«Не слишком ли легка жизнь филолога? Даже гении испытывали смущение от того, что называют все по имени, отнимают аромат у живого цветка. А мы отнимаем аромат у имен – собственных, нарицательных. Одушевленных и неодушевленных, – и не только не стесняемся этого, но и гордимся, видим себя на какой-то высшей ступени. Может быть, эта аррогантность идет от имперской традиции: Петр и Екатерина, Ленин и Сталин – все они были большими языковедами – и оттого наша профессия неадекватно возвысилась?» [122. с. 112 – 113].
Но в собственно культурном плане это означало «конец лингвистики» – конец претензий лингвистической общественности на абсолютное право представлять все самое значительное в культуре – будь то история или современность.

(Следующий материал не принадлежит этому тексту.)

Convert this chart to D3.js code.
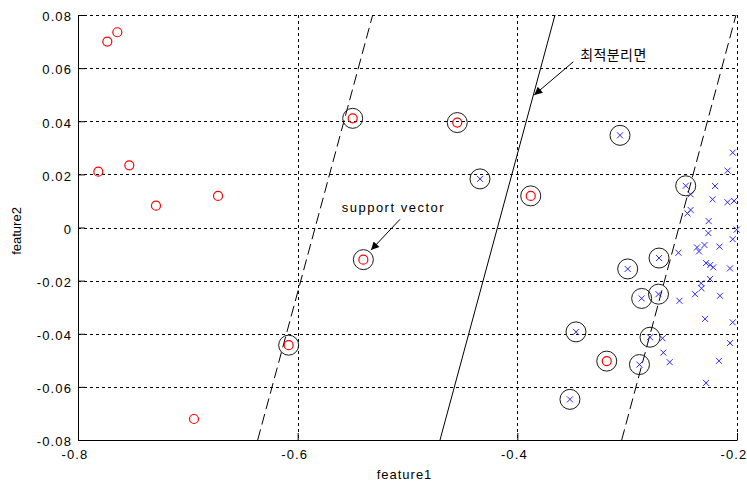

Этот феномен связан с вполне конкретными историческими обстоятельствами – периодически повторяющимся распадом и дифференциацией жестко организованного социального целого: научного сообщества, профессионально занимающегося исследованием языка. Эти периоды: начало 50-х гг., середина 60-х и начало 70-х гг., начало 80-х гг., середина 90-х гг. XX века. Ну а символы и персонификации, по словам В.П. Дубина,
«образуются из репертуара реальных действующих лиц и воображаемых фигур, подвергающихся ернической пародизации („обстебыванию“)».